_TASK TO COMPLETE_: Keep only the lines of the data below that contain "Generate", and copy them.

# EXERCISE DATA start

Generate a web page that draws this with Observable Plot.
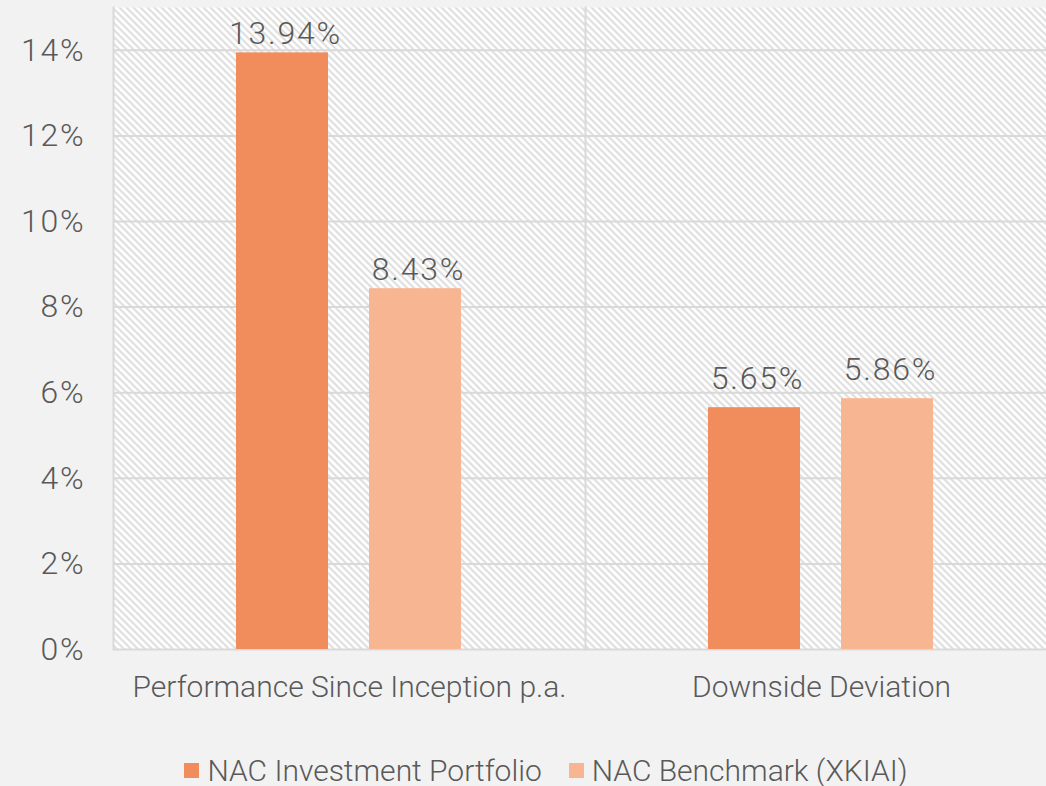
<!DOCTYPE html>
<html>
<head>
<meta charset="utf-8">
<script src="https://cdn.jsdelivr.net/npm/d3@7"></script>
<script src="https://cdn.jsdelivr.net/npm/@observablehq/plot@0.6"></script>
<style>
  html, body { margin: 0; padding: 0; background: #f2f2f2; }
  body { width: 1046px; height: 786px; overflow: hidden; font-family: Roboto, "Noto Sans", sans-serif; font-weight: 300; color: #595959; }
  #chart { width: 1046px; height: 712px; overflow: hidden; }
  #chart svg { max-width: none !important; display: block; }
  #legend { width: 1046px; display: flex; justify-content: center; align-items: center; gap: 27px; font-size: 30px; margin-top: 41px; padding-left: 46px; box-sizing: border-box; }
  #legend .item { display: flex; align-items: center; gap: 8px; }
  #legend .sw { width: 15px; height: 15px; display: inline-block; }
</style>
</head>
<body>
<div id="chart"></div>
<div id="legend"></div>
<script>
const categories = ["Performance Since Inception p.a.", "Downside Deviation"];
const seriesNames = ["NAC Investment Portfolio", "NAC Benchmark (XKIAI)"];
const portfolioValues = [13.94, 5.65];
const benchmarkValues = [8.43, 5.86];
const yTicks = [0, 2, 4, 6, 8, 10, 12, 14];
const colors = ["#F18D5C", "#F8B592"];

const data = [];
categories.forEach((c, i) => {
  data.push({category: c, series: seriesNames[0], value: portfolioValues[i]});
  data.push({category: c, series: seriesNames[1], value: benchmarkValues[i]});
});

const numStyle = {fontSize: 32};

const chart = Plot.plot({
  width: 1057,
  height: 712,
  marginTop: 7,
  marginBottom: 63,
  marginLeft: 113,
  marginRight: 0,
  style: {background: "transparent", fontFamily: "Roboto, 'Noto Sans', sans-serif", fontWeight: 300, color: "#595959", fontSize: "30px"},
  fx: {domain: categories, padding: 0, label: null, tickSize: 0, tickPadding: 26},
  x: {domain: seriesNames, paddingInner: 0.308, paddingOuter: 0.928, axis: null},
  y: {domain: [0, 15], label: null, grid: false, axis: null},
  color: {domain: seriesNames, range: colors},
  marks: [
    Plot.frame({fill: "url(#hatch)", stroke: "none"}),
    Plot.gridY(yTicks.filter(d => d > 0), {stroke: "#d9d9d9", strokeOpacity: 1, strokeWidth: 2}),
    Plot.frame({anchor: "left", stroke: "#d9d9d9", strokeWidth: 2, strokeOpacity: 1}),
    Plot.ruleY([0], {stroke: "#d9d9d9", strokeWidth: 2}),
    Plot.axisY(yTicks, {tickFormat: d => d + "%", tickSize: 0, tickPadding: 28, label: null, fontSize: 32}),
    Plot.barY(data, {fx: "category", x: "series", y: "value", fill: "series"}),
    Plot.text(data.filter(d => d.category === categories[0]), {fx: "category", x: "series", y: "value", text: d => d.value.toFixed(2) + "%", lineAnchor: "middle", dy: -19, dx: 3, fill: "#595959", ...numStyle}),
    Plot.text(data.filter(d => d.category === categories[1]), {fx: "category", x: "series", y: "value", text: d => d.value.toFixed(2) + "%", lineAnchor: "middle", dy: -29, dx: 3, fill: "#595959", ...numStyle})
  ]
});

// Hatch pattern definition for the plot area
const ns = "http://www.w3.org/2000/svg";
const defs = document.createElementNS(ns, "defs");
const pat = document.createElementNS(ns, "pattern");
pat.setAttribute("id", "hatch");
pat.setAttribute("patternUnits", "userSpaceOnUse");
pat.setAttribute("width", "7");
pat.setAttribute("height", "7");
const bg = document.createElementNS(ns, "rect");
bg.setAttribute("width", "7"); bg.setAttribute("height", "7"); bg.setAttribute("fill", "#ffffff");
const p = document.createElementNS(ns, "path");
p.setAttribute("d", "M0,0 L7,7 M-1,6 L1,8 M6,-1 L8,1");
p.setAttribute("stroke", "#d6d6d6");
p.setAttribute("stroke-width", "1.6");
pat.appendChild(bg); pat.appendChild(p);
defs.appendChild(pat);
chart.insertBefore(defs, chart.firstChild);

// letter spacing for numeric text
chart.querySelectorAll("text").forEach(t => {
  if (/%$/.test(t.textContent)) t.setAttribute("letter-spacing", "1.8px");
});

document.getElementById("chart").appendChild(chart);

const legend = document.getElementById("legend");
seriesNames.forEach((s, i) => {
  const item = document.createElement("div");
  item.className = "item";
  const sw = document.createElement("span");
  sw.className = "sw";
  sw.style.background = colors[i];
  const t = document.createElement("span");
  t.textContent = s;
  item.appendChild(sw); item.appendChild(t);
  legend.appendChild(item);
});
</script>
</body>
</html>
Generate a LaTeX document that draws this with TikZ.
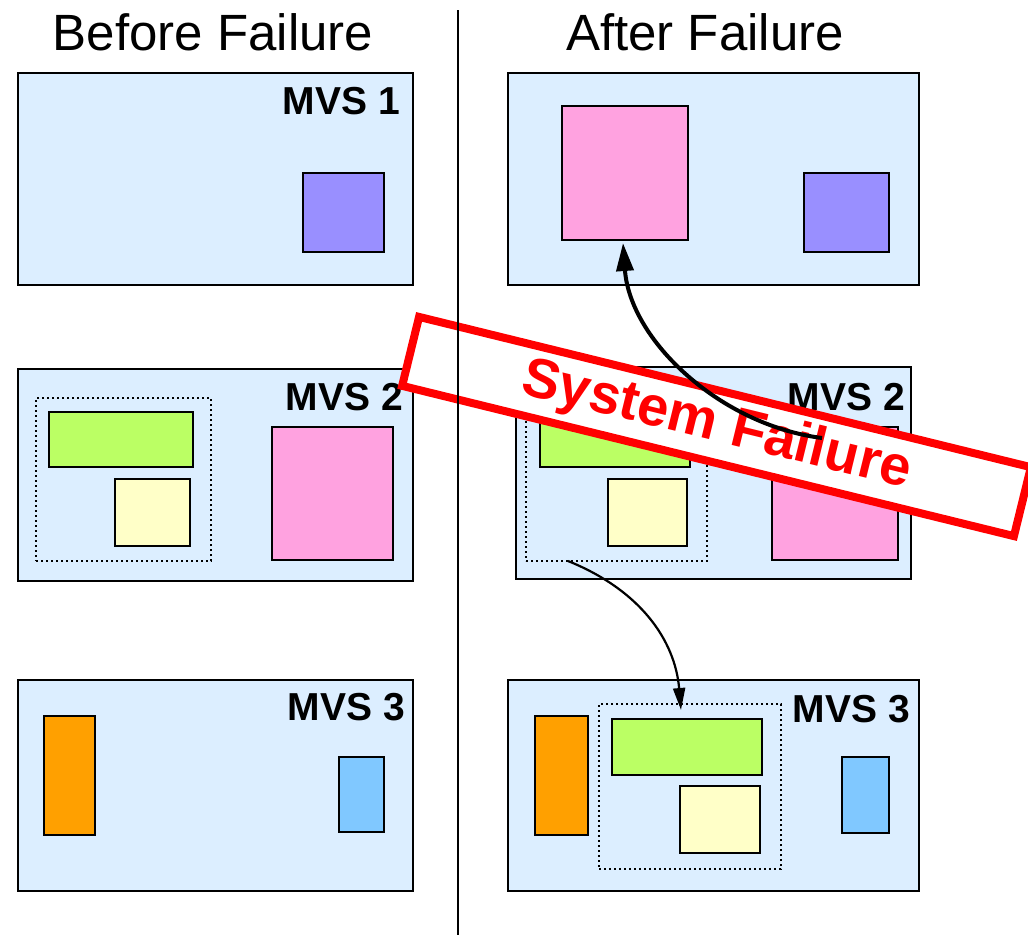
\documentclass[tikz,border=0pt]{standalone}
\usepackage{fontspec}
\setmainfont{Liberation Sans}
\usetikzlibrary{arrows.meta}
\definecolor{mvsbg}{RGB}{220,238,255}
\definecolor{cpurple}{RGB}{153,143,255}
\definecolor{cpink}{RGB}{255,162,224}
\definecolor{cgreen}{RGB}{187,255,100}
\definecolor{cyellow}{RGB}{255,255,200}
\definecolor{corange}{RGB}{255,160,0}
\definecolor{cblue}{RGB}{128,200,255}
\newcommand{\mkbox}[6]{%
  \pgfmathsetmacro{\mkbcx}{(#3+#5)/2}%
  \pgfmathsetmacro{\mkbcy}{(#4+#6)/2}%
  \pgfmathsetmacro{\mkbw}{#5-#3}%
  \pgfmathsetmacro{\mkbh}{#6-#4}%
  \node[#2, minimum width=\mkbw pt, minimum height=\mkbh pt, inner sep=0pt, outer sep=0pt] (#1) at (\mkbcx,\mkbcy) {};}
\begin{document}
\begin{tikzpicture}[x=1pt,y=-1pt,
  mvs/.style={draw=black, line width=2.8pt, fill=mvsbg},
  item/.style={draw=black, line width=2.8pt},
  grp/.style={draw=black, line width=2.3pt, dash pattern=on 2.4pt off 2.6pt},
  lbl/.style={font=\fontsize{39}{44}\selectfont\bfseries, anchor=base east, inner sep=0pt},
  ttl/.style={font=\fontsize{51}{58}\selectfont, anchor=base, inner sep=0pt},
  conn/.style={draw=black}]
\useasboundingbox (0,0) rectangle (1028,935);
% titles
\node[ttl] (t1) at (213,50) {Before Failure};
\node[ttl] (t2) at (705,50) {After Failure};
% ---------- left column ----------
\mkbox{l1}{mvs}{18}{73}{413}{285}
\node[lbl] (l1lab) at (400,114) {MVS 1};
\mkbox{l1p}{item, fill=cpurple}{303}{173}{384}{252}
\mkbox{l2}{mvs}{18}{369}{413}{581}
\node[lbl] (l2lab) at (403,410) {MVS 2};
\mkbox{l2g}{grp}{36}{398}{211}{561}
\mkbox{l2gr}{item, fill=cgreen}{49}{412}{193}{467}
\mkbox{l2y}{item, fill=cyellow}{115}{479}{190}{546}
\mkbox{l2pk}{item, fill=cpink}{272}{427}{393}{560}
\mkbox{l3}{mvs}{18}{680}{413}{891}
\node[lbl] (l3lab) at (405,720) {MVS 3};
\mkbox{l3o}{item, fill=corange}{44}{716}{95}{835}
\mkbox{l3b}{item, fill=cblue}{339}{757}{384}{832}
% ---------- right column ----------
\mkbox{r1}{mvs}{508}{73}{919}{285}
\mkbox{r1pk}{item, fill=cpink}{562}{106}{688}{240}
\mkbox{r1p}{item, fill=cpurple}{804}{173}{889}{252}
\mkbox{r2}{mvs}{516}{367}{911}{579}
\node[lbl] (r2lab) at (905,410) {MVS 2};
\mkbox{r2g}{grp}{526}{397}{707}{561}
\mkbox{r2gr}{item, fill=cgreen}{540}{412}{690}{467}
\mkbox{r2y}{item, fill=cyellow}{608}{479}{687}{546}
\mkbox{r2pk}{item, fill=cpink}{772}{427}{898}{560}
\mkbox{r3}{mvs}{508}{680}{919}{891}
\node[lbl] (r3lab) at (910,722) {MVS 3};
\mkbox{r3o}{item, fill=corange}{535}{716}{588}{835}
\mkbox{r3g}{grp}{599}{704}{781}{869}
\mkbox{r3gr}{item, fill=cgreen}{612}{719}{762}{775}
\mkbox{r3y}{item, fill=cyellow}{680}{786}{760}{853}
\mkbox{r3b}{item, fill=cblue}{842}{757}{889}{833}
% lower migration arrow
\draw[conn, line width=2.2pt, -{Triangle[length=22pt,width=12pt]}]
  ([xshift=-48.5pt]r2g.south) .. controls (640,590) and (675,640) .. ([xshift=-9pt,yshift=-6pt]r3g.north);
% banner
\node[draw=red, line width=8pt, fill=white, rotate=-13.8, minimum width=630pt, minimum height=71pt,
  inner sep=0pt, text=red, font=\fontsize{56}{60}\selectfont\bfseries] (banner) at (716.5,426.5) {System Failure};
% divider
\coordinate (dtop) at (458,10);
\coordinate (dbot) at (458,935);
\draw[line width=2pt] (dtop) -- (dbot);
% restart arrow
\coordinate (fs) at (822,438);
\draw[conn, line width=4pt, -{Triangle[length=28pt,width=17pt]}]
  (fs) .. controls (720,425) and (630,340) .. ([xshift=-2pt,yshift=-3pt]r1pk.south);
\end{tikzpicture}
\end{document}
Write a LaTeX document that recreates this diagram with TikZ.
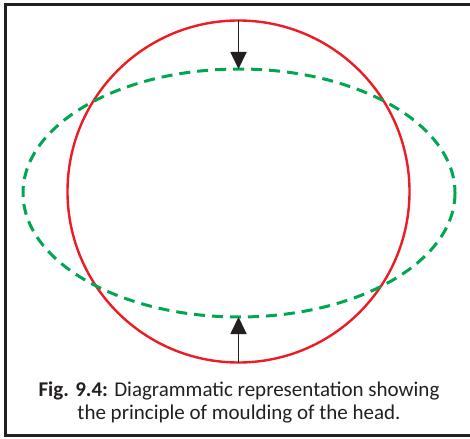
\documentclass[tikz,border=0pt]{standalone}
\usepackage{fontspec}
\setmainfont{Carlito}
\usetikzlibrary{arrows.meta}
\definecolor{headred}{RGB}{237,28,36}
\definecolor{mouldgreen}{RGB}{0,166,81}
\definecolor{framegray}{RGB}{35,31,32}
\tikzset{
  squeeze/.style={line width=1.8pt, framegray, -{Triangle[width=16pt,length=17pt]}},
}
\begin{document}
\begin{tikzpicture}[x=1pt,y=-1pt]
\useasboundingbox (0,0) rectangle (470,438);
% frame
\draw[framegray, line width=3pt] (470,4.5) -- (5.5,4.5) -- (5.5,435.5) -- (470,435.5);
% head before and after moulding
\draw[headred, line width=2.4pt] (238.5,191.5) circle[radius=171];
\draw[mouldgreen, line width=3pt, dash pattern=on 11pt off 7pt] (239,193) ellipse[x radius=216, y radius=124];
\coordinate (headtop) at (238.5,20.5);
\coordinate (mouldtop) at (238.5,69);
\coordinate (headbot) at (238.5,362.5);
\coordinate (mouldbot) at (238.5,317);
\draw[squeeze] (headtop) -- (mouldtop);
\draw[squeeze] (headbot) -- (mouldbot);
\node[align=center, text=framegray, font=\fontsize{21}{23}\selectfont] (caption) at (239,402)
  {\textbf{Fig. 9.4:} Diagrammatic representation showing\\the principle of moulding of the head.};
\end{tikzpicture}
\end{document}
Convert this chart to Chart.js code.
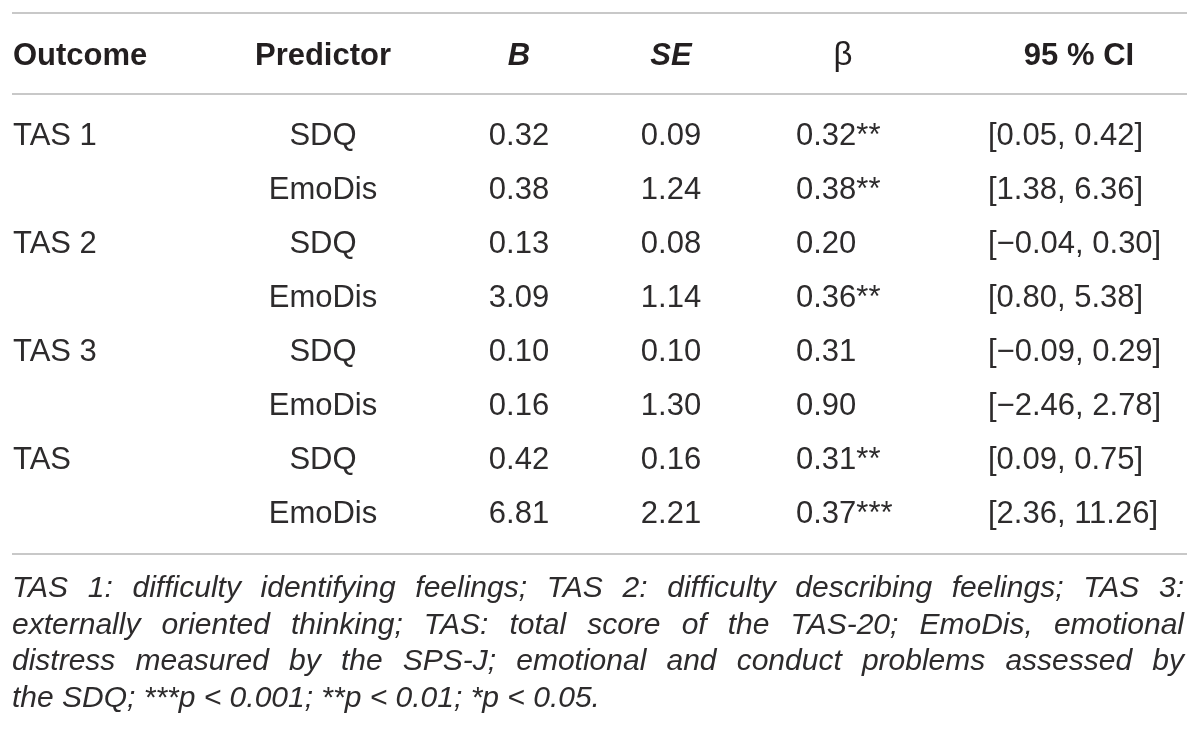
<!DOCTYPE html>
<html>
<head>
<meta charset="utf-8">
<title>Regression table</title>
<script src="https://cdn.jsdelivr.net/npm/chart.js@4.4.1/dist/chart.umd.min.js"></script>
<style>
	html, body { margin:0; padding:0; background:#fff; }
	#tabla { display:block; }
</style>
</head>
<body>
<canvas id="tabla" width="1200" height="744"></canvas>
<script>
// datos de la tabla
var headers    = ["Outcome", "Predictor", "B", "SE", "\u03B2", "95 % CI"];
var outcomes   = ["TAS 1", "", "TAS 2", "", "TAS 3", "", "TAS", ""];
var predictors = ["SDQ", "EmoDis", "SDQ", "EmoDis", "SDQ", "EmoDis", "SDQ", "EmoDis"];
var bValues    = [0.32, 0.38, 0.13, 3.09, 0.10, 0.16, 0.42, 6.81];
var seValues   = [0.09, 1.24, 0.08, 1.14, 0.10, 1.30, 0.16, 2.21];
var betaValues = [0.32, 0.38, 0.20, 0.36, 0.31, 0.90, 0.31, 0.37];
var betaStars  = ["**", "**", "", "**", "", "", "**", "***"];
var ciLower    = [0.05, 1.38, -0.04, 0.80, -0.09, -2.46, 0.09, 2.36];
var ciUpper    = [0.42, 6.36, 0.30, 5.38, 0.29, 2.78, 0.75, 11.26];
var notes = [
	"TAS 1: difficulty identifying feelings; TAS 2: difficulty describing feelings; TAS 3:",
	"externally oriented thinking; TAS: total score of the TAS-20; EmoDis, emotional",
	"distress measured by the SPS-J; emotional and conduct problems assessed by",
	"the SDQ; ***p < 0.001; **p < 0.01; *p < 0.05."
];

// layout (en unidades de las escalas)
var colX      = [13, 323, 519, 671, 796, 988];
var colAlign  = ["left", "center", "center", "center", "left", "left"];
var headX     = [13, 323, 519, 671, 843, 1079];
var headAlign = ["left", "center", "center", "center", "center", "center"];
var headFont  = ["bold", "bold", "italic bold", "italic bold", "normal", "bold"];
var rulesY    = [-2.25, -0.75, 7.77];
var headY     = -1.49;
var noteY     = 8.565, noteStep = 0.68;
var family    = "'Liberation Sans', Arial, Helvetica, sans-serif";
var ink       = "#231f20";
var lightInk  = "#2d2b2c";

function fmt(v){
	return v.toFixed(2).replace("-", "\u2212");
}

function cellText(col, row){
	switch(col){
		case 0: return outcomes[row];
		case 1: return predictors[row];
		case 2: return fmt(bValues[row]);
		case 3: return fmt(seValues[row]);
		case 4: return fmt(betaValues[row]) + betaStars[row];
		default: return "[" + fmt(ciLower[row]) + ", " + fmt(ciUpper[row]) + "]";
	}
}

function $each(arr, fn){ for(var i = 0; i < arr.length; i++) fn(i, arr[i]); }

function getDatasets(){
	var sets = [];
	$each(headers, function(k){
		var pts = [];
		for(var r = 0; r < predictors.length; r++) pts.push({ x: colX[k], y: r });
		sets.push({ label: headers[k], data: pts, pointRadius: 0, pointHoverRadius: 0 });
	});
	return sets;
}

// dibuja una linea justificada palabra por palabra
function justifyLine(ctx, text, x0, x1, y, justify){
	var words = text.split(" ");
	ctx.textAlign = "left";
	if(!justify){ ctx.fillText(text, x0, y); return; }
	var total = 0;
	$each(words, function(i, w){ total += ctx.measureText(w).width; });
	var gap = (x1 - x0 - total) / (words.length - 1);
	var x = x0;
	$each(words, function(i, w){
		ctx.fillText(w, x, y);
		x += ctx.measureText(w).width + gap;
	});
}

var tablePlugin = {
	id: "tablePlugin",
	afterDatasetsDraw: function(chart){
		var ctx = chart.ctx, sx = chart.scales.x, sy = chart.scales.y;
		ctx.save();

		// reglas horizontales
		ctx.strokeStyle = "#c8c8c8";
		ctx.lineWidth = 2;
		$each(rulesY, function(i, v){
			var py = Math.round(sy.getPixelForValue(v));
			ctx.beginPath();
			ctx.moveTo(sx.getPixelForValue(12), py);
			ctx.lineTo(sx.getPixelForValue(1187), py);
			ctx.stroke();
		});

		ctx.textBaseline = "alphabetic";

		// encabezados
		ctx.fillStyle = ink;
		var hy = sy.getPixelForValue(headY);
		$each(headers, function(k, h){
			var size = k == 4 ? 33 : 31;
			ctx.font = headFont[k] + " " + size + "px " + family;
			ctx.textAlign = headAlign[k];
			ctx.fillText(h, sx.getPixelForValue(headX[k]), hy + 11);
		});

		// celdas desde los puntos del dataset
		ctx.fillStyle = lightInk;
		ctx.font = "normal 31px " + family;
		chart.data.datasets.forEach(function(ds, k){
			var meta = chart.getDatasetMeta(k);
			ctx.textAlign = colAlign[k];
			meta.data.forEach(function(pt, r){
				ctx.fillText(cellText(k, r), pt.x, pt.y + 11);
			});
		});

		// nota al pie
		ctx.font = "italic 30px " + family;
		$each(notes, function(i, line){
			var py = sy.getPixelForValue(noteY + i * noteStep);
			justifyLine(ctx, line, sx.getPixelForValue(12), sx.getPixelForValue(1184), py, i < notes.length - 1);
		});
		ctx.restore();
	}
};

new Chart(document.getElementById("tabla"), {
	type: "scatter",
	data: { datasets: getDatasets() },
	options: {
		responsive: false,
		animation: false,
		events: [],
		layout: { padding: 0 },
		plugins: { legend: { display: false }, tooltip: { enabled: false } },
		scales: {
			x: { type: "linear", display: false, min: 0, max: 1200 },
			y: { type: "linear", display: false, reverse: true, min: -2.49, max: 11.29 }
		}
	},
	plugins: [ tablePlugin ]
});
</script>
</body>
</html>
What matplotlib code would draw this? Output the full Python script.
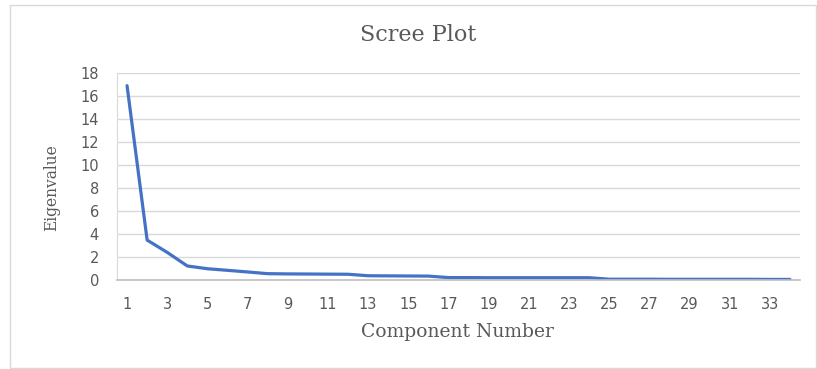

# EXERCISE DATA end

_THE RESULT_:
Generate a web page that draws this with Observable Plot.
Generate a LaTeX document that draws this with TikZ.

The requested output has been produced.